=== Problem requirements ===
Exactly the lines from the line holding "Give me the" to the line holding "const colors = ['#8aa2bb', '#c9979b', '#f1bb74', '#a9b995'];", both lines included, are to be echoed; pictures are not.

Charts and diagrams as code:
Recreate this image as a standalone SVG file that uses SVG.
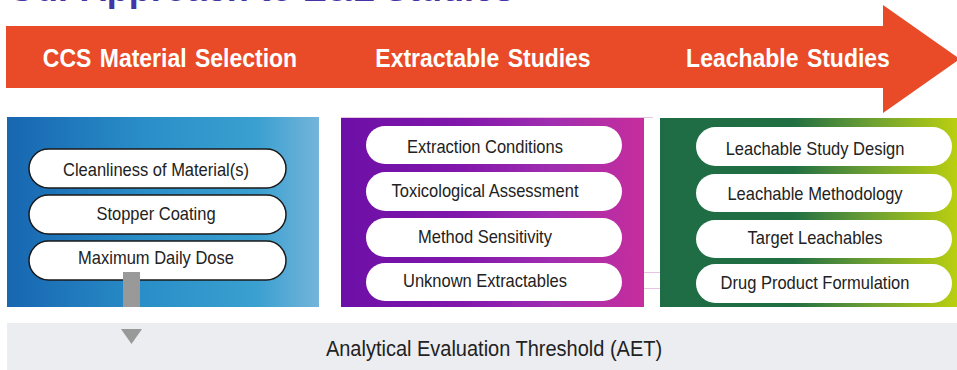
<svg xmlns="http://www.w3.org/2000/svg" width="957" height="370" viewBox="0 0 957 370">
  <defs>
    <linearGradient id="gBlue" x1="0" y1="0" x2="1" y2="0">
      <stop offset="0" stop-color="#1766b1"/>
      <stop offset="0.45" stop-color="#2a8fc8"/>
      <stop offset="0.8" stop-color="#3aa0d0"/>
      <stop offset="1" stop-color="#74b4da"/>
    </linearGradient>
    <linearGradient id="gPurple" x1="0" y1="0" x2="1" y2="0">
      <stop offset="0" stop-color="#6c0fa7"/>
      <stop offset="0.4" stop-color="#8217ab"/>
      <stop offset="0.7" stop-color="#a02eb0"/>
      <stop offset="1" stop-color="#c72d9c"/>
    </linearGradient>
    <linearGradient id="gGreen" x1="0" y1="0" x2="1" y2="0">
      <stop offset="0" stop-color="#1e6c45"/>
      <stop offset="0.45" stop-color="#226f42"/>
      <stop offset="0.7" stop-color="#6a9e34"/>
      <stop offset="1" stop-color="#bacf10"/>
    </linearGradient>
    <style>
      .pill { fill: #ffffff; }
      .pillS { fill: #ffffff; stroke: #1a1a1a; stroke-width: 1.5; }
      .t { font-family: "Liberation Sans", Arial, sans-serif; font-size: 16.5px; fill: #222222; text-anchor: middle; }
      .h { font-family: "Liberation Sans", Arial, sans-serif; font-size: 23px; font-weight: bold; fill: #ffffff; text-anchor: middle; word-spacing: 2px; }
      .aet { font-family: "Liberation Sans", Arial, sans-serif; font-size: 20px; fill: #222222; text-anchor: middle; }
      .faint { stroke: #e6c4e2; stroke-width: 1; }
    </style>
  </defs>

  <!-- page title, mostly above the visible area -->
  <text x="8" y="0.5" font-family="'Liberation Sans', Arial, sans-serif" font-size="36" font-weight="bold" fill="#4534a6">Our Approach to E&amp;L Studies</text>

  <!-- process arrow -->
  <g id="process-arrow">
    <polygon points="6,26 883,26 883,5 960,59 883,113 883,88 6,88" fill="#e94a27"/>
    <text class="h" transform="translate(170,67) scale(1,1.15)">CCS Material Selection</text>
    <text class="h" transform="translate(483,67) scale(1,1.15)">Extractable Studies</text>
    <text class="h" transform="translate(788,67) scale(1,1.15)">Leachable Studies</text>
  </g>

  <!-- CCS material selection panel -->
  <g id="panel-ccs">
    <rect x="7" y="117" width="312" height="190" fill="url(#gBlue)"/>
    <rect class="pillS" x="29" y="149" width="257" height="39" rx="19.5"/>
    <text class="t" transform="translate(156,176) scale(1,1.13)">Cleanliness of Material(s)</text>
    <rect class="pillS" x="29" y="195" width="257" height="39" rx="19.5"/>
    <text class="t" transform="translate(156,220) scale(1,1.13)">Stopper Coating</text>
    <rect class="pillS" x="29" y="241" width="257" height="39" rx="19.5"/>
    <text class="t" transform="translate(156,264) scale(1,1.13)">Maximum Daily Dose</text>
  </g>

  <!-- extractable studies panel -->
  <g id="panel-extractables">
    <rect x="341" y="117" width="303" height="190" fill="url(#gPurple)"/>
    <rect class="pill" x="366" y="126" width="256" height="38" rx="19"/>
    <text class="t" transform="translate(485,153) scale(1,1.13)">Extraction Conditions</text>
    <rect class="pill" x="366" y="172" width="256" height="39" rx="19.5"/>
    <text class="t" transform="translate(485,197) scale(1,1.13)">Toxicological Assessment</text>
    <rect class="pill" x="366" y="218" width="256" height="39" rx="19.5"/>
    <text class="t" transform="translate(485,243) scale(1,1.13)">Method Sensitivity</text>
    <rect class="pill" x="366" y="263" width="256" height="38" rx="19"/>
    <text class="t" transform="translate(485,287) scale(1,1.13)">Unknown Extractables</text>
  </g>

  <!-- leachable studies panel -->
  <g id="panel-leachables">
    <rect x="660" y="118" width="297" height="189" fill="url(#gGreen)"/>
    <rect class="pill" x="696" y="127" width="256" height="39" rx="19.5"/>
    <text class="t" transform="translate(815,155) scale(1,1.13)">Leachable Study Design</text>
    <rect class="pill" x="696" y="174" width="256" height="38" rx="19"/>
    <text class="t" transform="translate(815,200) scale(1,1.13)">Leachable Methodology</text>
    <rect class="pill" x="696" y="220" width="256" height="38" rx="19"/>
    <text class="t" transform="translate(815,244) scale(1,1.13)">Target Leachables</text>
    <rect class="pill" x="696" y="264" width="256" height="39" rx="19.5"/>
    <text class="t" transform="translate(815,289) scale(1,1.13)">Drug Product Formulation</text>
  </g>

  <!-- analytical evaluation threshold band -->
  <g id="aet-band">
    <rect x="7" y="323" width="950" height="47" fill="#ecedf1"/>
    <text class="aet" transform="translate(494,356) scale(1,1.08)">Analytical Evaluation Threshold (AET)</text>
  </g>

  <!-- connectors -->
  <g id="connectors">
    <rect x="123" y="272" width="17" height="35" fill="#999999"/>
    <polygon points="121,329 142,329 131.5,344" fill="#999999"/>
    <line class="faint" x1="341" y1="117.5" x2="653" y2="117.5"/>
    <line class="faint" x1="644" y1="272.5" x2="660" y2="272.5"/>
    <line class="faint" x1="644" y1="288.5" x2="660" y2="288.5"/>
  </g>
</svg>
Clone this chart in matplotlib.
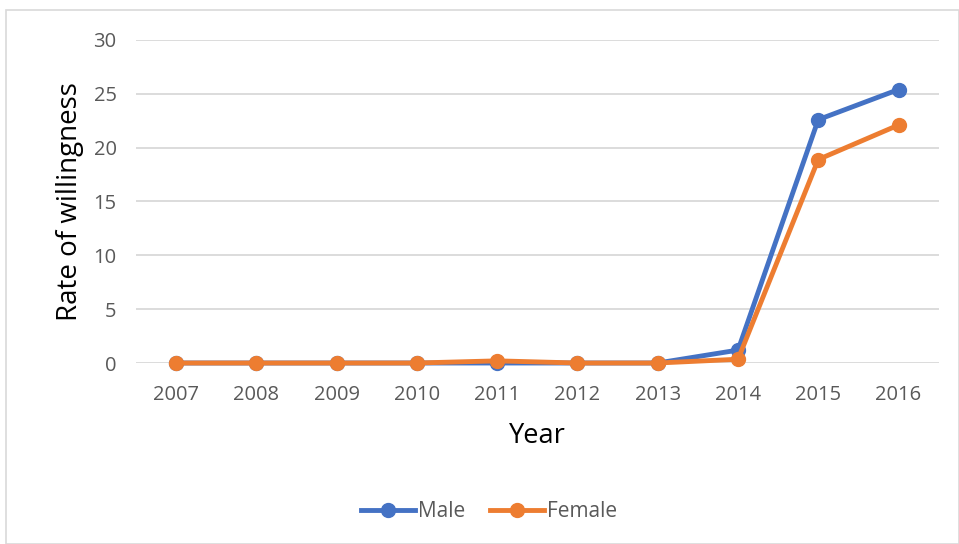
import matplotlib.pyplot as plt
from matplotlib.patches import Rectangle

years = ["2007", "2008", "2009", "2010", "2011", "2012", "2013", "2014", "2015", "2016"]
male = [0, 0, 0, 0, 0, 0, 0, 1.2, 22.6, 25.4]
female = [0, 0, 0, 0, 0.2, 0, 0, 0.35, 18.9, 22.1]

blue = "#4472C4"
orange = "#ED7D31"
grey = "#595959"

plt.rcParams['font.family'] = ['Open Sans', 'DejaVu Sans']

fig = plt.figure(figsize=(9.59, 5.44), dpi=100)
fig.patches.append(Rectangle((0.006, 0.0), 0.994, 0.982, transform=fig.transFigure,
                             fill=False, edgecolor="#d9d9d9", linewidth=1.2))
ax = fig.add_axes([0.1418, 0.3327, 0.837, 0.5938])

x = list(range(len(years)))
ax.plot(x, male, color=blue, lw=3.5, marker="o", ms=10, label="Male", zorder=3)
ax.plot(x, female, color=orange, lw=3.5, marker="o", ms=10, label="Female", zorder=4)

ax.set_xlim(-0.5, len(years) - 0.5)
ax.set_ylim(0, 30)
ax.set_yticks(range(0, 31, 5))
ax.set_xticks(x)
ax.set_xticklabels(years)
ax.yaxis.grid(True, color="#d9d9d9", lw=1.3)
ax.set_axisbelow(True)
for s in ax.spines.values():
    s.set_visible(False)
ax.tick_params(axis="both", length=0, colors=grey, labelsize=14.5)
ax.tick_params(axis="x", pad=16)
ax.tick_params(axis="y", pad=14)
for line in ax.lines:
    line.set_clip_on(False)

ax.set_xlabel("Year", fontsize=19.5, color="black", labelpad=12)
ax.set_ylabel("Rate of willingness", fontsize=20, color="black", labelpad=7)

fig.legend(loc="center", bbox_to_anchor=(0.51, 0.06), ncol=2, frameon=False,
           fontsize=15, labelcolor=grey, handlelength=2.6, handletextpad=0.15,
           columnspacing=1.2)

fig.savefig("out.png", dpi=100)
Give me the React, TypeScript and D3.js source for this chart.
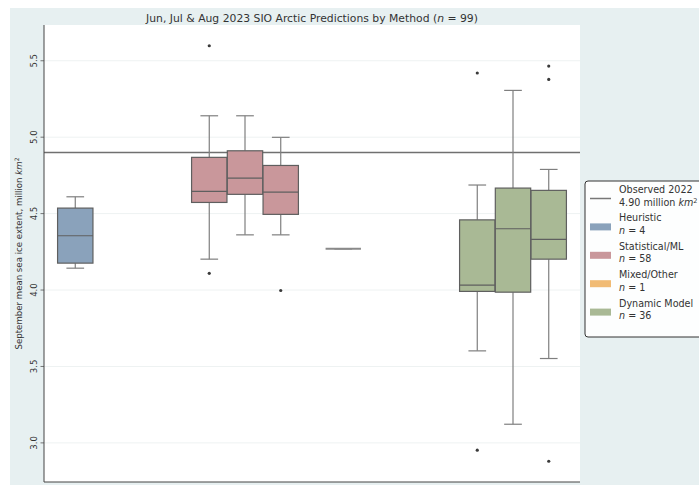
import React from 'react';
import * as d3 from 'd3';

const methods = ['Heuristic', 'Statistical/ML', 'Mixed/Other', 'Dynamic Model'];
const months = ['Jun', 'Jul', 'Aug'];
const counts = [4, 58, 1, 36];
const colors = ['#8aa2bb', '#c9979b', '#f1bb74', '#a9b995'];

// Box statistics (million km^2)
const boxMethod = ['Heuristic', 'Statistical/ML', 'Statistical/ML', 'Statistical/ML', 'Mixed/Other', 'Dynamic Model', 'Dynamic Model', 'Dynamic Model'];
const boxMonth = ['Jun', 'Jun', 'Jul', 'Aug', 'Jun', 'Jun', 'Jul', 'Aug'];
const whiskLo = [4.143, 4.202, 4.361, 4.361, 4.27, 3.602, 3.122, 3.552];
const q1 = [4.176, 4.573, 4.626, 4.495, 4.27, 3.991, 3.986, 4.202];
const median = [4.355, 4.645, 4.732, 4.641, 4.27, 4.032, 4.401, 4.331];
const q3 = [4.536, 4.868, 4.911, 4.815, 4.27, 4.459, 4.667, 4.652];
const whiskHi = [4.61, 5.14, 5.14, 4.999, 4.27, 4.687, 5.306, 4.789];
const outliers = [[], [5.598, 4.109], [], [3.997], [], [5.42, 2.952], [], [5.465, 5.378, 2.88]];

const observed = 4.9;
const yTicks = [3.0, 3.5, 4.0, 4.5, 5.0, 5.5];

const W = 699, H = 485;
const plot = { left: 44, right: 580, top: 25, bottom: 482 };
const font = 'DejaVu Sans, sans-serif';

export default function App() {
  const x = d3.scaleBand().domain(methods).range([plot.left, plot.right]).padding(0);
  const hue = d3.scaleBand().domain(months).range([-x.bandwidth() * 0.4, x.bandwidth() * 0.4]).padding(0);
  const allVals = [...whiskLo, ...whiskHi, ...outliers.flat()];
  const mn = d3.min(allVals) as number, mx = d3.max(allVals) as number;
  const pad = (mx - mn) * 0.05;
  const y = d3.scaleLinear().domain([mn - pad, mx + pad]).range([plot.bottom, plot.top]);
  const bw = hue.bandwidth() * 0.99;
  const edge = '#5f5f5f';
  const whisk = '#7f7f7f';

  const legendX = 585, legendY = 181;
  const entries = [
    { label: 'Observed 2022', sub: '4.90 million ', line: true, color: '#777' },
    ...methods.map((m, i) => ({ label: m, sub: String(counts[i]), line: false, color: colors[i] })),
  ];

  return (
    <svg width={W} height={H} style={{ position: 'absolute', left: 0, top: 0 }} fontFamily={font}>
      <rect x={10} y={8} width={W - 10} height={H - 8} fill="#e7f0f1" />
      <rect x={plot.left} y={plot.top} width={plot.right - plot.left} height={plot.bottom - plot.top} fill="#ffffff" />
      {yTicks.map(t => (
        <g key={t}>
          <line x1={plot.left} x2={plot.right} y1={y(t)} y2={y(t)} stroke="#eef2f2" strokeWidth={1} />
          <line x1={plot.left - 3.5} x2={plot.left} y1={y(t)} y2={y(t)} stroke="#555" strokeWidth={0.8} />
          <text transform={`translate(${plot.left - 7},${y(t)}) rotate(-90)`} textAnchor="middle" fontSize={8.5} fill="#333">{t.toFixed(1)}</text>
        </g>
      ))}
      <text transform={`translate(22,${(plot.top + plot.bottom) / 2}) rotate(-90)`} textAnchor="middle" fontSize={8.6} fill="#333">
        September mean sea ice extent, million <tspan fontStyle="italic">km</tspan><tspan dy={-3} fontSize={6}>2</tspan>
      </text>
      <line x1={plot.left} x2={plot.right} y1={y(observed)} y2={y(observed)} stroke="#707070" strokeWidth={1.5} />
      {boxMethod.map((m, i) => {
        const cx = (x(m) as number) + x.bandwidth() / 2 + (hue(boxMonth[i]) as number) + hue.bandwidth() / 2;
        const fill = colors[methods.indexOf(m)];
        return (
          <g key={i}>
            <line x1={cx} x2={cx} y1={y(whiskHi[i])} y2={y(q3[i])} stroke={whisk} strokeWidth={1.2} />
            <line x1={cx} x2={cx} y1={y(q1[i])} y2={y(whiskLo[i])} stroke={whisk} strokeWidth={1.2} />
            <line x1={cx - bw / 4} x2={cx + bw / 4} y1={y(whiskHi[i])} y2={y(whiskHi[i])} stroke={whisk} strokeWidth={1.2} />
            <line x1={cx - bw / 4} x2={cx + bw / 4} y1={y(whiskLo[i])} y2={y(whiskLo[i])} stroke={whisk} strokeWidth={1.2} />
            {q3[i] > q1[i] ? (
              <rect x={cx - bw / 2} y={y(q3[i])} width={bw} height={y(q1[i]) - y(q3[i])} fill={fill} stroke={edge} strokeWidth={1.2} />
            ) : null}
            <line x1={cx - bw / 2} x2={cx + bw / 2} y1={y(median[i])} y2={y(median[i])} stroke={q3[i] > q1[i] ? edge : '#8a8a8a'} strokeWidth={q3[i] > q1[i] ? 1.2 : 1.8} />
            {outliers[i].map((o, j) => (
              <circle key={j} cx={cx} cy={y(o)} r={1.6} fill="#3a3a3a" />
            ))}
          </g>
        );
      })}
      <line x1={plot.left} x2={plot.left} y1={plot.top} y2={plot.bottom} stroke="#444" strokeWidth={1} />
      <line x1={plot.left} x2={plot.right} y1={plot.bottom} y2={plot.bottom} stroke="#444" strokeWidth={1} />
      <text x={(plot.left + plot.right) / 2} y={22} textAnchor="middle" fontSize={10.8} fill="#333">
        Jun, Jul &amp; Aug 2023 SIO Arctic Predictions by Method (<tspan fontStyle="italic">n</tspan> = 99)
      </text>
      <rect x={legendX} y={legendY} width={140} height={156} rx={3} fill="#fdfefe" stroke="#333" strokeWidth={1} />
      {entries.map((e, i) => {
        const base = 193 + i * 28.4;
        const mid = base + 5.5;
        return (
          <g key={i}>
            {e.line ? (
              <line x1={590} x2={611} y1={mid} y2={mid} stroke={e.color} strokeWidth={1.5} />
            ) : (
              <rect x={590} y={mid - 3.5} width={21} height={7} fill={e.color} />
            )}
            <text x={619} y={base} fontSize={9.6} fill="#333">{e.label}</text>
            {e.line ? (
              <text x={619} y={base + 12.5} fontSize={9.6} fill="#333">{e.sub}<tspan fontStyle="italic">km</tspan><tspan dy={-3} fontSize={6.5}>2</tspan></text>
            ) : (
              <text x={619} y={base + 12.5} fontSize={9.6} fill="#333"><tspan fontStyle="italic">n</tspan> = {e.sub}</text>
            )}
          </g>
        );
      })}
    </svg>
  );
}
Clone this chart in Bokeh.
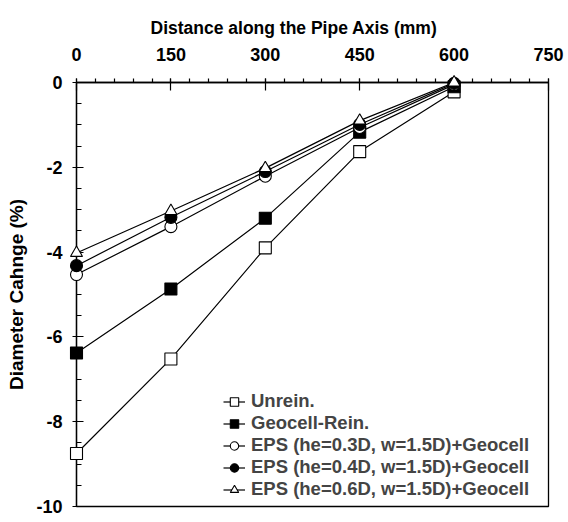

=== Response ===
Give me the React, TypeScript and D3.js source for this chart.
import React from 'react';
import * as d3 from 'd3';

const methods = ['Heuristic', 'Statistical/ML', 'Mixed/Other', 'Dynamic Model'];
const months = ['Jun', 'Jul', 'Aug'];
const counts = [4, 58, 1, 36];
const colors = ['#8aa2bb', '#c9979b', '#f1bb74', '#a9b995'];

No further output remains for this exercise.